• What the task asks:
Without including the pictures, copy out every line below.

-------- Data excerpt

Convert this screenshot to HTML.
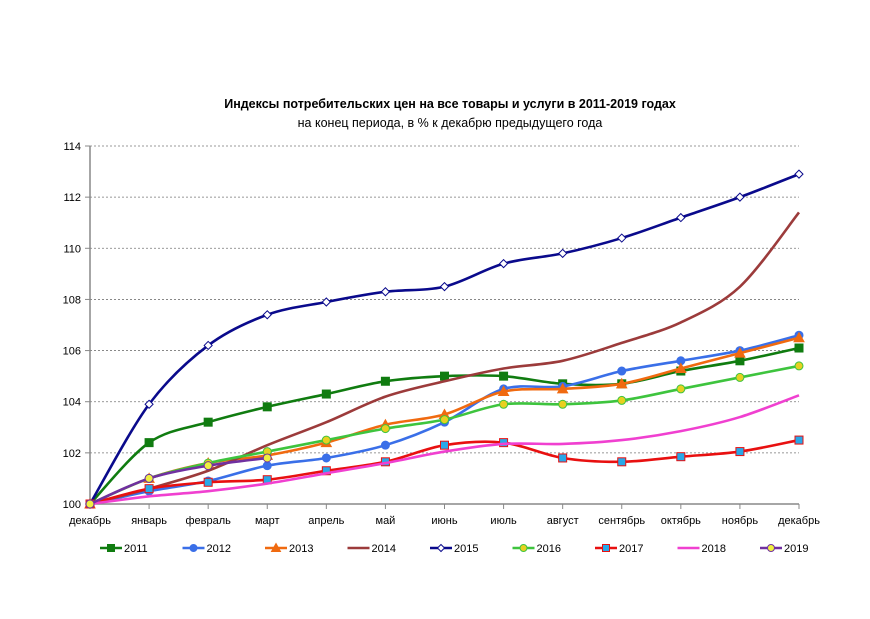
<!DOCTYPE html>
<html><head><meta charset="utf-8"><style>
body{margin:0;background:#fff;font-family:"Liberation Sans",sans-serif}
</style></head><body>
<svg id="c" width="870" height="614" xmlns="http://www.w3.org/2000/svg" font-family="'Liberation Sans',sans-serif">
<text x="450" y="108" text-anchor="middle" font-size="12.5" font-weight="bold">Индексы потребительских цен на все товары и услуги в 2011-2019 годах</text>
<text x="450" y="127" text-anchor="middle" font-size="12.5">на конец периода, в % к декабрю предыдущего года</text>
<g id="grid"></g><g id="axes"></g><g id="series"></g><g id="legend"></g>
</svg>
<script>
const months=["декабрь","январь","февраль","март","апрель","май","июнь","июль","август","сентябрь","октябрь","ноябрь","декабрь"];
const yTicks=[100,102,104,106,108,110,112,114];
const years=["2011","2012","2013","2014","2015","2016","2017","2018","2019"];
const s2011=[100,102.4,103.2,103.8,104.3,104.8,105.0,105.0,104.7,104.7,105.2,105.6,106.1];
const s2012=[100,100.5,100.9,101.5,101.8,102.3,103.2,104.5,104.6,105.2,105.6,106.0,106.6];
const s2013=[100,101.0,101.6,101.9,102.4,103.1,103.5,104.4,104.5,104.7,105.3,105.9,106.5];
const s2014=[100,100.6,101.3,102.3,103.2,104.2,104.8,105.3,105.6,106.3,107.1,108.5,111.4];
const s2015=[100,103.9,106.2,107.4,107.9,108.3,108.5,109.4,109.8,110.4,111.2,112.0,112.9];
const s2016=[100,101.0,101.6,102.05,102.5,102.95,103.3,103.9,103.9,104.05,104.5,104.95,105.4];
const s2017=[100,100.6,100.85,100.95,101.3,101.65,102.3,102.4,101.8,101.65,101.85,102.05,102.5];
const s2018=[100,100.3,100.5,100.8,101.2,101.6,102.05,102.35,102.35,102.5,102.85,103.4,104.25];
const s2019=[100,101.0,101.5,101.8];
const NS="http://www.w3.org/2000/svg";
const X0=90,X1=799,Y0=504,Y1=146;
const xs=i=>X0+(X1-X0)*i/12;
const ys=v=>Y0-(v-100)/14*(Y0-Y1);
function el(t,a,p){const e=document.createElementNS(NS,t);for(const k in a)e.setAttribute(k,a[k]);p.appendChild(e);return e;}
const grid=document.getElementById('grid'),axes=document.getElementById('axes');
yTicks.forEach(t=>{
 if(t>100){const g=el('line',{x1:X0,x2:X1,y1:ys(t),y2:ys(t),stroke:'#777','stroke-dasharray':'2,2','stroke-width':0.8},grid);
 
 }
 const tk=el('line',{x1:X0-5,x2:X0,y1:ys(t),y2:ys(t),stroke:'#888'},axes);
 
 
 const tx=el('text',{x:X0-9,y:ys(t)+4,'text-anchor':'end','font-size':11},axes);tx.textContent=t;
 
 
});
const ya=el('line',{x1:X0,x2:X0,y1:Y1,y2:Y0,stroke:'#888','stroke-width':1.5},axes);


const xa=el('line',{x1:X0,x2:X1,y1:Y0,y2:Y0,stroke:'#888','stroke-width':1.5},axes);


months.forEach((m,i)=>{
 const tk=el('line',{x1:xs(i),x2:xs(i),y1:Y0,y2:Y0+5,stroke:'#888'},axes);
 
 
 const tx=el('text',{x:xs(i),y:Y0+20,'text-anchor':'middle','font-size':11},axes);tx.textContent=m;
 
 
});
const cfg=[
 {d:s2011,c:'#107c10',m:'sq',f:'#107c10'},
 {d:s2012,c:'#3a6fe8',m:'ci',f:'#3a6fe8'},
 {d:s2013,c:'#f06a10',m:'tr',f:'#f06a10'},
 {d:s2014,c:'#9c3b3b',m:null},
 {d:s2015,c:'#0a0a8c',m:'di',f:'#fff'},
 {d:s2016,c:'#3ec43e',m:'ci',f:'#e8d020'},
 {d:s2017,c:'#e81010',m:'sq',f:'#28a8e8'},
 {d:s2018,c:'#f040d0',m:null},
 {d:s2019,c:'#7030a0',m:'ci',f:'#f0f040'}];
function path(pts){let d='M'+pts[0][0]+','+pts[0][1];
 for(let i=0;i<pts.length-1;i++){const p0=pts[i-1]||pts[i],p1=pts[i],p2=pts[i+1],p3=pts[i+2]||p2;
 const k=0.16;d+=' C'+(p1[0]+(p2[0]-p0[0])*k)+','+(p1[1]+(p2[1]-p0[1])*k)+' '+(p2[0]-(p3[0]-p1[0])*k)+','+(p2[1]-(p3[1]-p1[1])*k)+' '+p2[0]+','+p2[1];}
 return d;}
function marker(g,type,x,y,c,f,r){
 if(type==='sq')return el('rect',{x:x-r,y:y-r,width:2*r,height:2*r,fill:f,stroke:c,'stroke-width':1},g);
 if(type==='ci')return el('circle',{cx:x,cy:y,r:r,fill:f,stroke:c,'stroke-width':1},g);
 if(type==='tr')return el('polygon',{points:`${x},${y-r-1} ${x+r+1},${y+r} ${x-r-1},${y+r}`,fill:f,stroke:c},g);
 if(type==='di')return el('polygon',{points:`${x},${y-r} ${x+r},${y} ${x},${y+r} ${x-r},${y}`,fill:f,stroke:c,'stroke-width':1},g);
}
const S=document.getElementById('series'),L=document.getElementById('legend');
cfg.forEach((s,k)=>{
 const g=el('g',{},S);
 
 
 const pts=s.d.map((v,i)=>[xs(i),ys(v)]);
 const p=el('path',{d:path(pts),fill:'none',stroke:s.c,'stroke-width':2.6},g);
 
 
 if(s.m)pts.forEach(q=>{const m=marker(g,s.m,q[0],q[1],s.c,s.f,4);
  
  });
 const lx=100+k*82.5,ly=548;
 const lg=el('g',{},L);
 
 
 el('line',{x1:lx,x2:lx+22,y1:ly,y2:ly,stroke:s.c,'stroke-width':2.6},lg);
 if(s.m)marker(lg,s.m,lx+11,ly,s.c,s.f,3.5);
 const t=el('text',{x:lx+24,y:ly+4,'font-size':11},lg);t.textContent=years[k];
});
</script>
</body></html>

----------------

• Result of this exercise:
Convert this screenshot to HTML.
<!DOCTYPE html>
<html><head><meta charset="utf-8"><style>
body{margin:0;background:#fff;font-family:"Liberation Sans",sans-serif}
</style></head><body>
<svg id="c" width="870" height="614" xmlns="http://www.w3.org/2000/svg" font-family="'Liberation Sans',sans-serif">
<text x="450" y="108" text-anchor="middle" font-size="12.5" font-weight="bold">Индексы потребительских цен на все товары и услуги в 2011-2019 годах</text>
<text x="450" y="127" text-anchor="middle" font-size="12.5">на конец периода, в % к декабрю предыдущего года</text>
<g id="grid"></g><g id="axes"></g><g id="series"></g><g id="legend"></g>
</svg>
<script>
const months=["декабрь","январь","февраль","март","апрель","май","июнь","июль","август","сентябрь","октябрь","ноябрь","декабрь"];
const yTicks=[100,102,104,106,108,110,112,114];
const years=["2011","2012","2013","2014","2015","2016","2017","2018","2019"];
const s2011=[100,102.4,103.2,103.8,104.3,104.8,105.0,105.0,104.7,104.7,105.2,105.6,106.1];
const s2012=[100,100.5,100.9,101.5,101.8,102.3,103.2,104.5,104.6,105.2,105.6,106.0,106.6];
const s2013=[100,101.0,101.6,101.9,102.4,103.1,103.5,104.4,104.5,104.7,105.3,105.9,106.5];
const s2014=[100,100.6,101.3,102.3,103.2,104.2,104.8,105.3,105.6,106.3,107.1,108.5,111.4];
const s2015=[100,103.9,106.2,107.4,107.9,108.3,108.5,109.4,109.8,110.4,111.2,112.0,112.9];
const s2016=[100,101.0,101.6,102.05,102.5,102.95,103.3,103.9,103.9,104.05,104.5,104.95,105.4];
const s2017=[100,100.6,100.85,100.95,101.3,101.65,102.3,102.4,101.8,101.65,101.85,102.05,102.5];
const s2018=[100,100.3,100.5,100.8,101.2,101.6,102.05,102.35,102.35,102.5,102.85,103.4,104.25];
const s2019=[100,101.0,101.5,101.8];
const NS="http://www.w3.org/2000/svg";
const X0=90,X1=799,Y0=504,Y1=146;
const xs=i=>X0+(X1-X0)*i/12;
const ys=v=>Y0-(v-100)/14*(Y0-Y1);
function el(t,a,p){const e=document.createElementNS(NS,t);for(const k in a)e.setAttribute(k,a[k]);p.appendChild(e);return e;}
const grid=document.getElementById('grid'),axes=document.getElementById('axes');
yTicks.forEach(t=>{
 if(t>100){const g=el('line',{x1:X0,x2:X1,y1:ys(t),y2:ys(t),stroke:'#777','stroke-dasharray':'2,2','stroke-width':0.8},grid);
 
 }
 const tk=el('line',{x1:X0-5,x2:X0,y1:ys(t),y2:ys(t),stroke:'#888'},axes);
 
 
 const tx=el('text',{x:X0-9,y:ys(t)+4,'text-anchor':'end','font-size':11},axes);tx.textContent=t;
 
 
});
const ya=el('line',{x1:X0,x2:X0,y1:Y1,y2:Y0,stroke:'#888','stroke-width':1.5},axes);


const xa=el('line',{x1:X0,x2:X1,y1:Y0,y2:Y0,stroke:'#888','stroke-width':1.5},axes);


months.forEach((m,i)=>{
 const tk=el('line',{x1:xs(i),x2:xs(i),y1:Y0,y2:Y0+5,stroke:'#888'},axes);
 
 
 const tx=el('text',{x:xs(i),y:Y0+20,'text-anchor':'middle','font-size':11},axes);tx.textContent=m;
 
 
});
const cfg=[
 {d:s2011,c:'#107c10',m:'sq',f:'#107c10'},
 {d:s2012,c:'#3a6fe8',m:'ci',f:'#3a6fe8'},
 {d:s2013,c:'#f06a10',m:'tr',f:'#f06a10'},
 {d:s2014,c:'#9c3b3b',m:null},
 {d:s2015,c:'#0a0a8c',m:'di',f:'#fff'},
 {d:s2016,c:'#3ec43e',m:'ci',f:'#e8d020'},
 {d:s2017,c:'#e81010',m:'sq',f:'#28a8e8'},
 {d:s2018,c:'#f040d0',m:null},
 {d:s2019,c:'#7030a0',m:'ci',f:'#f0f040'}];
function path(pts){let d='M'+pts[0][0]+','+pts[0][1];
 for(let i=0;i<pts.length-1;i++){const p0=pts[i-1]||pts[i],p1=pts[i],p2=pts[i+1],p3=pts[i+2]||p2;
 const k=0.16;d+=' C'+(p1[0]+(p2[0]-p0[0])*k)+','+(p1[1]+(p2[1]-p0[1])*k)+' '+(p2[0]-(p3[0]-p1[0])*k)+','+(p2[1]-(p3[1]-p1[1])*k)+' '+p2[0]+','+p2[1];}
 return d;}
function marker(g,type,x,y,c,f,r){
 if(type==='sq')return el('rect',{x:x-r,y:y-r,width:2*r,height:2*r,fill:f,stroke:c,'stroke-width':1},g);
 if(type==='ci')return el('circle',{cx:x,cy:y,r:r,fill:f,stroke:c,'stroke-width':1},g);
 if(type==='tr')return el('polygon',{points:`${x},${y-r-1} ${x+r+1},${y+r} ${x-r-1},${y+r}`,fill:f,stroke:c},g);
 if(type==='di')return el('polygon',{points:`${x},${y-r} ${x+r},${y} ${x},${y+r} ${x-r},${y}`,fill:f,stroke:c,'stroke-width':1},g);
}
const S=document.getElementById('series'),L=document.getElementById('legend');
cfg.forEach((s,k)=>{
 const g=el('g',{},S);
 
 
 const pts=s.d.map((v,i)=>[xs(i),ys(v)]);
 const p=el('path',{d:path(pts),fill:'none',stroke:s.c,'stroke-width':2.6},g);
 
 
 if(s.m)pts.forEach(q=>{const m=marker(g,s.m,q[0],q[1],s.c,s.f,4);
  
  });
 const lx=100+k*82.5,ly=548;
 const lg=el('g',{},L);
 
 
 el('line',{x1:lx,x2:lx+22,y1:ly,y2:ly,stroke:s.c,'stroke-width':2.6},lg);
 if(s.m)marker(lg,s.m,lx+11,ly,s.c,s.f,3.5);
 const t=el('text',{x:lx+24,y:ly+4,'font-size':11},lg);t.textContent=years[k];
});
</script>
</body></html>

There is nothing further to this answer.